I agree that all parties share some of the blame. But I do think the party that constantly argues in favor of abolishing government oversight of the financial sector is due more blame for this particular mess.



Wish I could disagree with you on this, but I can't. I've been mostly saying the same things for the last 20 years.

People don't get wealthy by purchasing cheap crap made 10,000 miles away and serving each other overpriced lattes.
I think Democrats have more of the blame for the initial collapse, being the ones that pushed HUD into starting the whole idea of loaning money to people who can't or won't pay it back by removing the protections. Barney Frank and Chris Dodd in particular led the charge, fighting successfully to prevent the system from being fixed even though it was clear even to Bush that we were headed for a crash. It's not a question of removing government oversight, government actually led in removing such "outdated metrics" as income and job verification and credit history. By removing the penalties for making shaky loans whilst preserving the government as buyer of and guarantor for those loans, government set up the system. Then natural human greed took over and extended the practice beyond even what the government caused. The Republicans get slightly more of the blame from me for allowing this practice to be extended into derivatives. That should have sounded giant alarm bells everywhere. And of course the Republicans get much more of the blame for allowing this problem to take down our whole financial system. Had even the tattered remains of Glass-Steagall remained in place, the whole mortgage crash would have been limited to one sector of banking. Instead, we ensured that the toxic assets could be spread throughout our entire financial sector, including the financial interests of corporations and even pension funds completely outside the nominal financial sector.

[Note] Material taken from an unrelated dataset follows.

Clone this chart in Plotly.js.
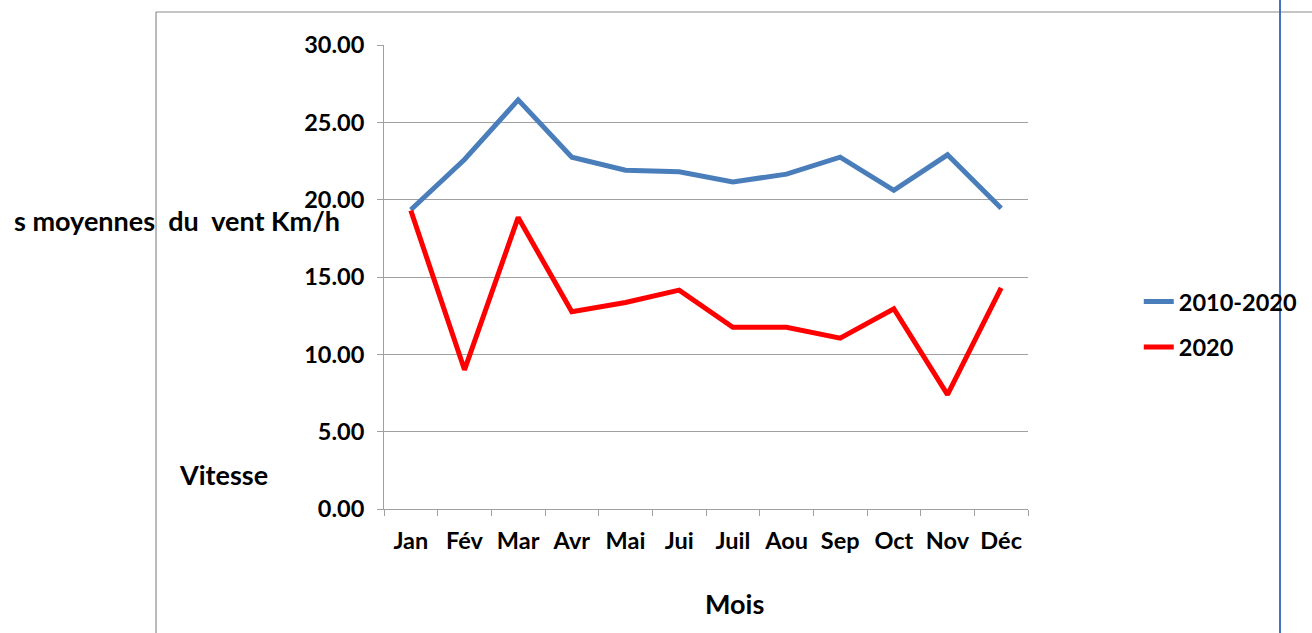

But really, both parties are so similar and so intertwined in the whole situation that assigning blame to one side or the other doesn't carry a lot of weight. Suffice it to say that the irony is strong that less than a decade after repeal of the last vestiges of Glass-Steagall, the very collapse it was designed to prevent happened. Whether or not one agrees that repealing the affiliation clause was a significant cause of the overall collapse, or that the essence of Glass-Steagall had already been destroyed, it's undeniable that Glass-Steagall was engineered to prevent exactly what happened.

By the way, Glass-Steagall also offers a striking example of Presidents getting credit or blame for whatever happens on their watches. From the Glass-Steagall wiki:

By the time the affiliation restrictions in the Glass–Steagall Act were repealed through the Gramm-Leach-Bliley Act in 1999 by President Bill Clinton, many commentators argued Glass-Steagall was already “dead.”
When most people thought Gramm-Leach-Bliley was a net good thing, President Clinton received the credit for enacting it even though it was principally a Republican bill with strong enough bipartisan support to override a veto. Now that most people think Gramm-Leach-Bliley was a net bad thing, President Clinton receives the blame for enacting it even though it was principally a Republican bill with strong enough bipartisan support to override a veto.